> SOURCE EXCERPT
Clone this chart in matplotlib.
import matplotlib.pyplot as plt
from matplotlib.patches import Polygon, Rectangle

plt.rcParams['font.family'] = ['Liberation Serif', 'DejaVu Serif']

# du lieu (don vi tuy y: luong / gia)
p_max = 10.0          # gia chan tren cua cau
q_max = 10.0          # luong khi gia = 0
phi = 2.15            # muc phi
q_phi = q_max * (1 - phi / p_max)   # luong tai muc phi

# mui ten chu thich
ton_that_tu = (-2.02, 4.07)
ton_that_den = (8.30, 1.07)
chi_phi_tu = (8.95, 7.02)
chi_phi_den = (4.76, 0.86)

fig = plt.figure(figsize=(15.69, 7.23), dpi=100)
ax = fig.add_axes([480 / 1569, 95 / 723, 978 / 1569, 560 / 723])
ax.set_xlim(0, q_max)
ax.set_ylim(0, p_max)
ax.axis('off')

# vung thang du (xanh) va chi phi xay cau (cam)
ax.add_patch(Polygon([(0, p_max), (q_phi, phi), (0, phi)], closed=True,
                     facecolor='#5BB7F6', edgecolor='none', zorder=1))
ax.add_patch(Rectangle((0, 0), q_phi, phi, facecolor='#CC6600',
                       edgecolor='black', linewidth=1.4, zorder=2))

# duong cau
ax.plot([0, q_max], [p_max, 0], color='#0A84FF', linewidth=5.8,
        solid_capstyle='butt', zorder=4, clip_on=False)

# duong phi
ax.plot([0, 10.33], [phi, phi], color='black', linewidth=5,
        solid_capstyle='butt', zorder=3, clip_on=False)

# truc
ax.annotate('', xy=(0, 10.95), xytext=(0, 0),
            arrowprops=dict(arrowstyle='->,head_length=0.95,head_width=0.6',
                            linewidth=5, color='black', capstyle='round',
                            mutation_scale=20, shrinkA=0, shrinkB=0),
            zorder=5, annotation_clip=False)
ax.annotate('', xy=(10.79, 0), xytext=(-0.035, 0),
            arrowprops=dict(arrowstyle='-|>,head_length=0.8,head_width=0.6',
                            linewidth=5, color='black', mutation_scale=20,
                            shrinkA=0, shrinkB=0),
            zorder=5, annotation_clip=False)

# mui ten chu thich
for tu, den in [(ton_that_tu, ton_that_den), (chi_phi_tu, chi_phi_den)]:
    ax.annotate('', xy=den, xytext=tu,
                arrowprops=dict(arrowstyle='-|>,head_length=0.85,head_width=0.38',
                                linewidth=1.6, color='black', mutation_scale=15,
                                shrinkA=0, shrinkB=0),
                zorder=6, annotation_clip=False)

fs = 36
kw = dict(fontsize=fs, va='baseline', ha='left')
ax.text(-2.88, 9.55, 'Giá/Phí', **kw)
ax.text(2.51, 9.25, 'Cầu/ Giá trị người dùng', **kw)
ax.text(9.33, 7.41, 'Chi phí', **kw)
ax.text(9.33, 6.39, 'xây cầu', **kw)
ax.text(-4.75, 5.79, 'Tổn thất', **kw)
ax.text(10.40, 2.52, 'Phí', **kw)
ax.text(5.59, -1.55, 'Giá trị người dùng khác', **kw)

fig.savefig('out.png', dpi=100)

> TASK REQUIREMENTS
Print only the lines that run from the start of the listing to the line bearing "plt.rcParams['font.family'] = ['Liberation"; please keep the first line and that last one, exactly as they appear.

> THE COMPLETED TASK
Clone this chart in matplotlib.
import matplotlib.pyplot as plt
from matplotlib.patches import Polygon, Rectangle

plt.rcParams['font.family'] = ['Liberation Serif', 'DejaVu Serif']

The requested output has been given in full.